Intellectual property law has developed a variety of doctrines to police the boundaries between various forms of protection. Courts and scholars alike overwhelmingly conceive of these doctrines in terms of the nature of the objects of protection. The functionality doctrine in trademark law, for example, defines the boundary between trademark and patent law by identifying and refusing trademark protection to features that play a functional role in a product's performance. Likewise, the useful article doctrine works at the boundary of copyright and patent law to identify elements of an article's design that are dictated by function and to channel protection of those features to the patent system. These are important doctrinal tools, and they play valuable roles in the overall intellectual property system.

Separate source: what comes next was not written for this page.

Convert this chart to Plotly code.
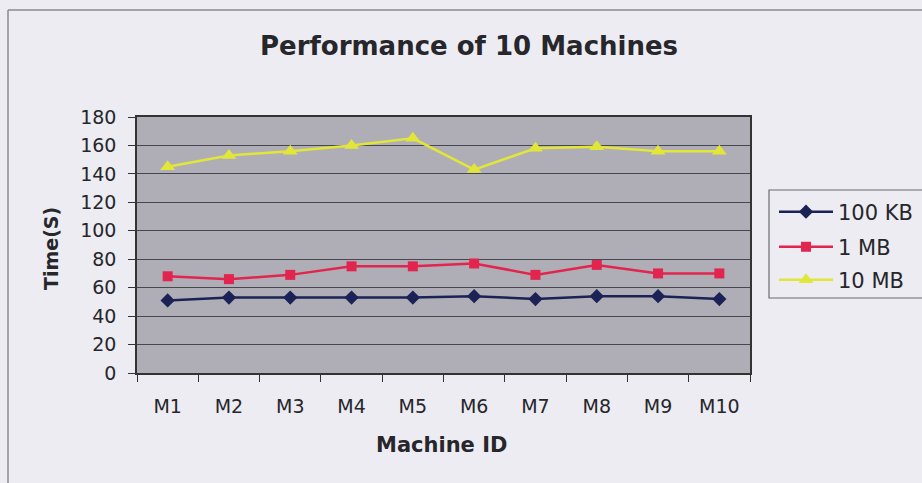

These channeling doctrines, however, reflect an incomplete sense of the interplay between various modes of intellectual property protection. Because they focus on subject matter, the existing channeling doctrines only prevent parties from claiming multiple forms of protection for particular features. They therefore ignore firms'ability to use various intellectual property rights as alternative appropriation mechanisms even when those rights apply to different aspects of a product or service. This Article considers how, if at all, this use of intellectual property rights as alternative appropriation mechanisms ought to inform the boundaries of the various intellectual property regimes. In particular, it considers whether alternative channeling doctrines-ones that would force claimants to elect among types of protection even when those forms apply to different features-are appropriate.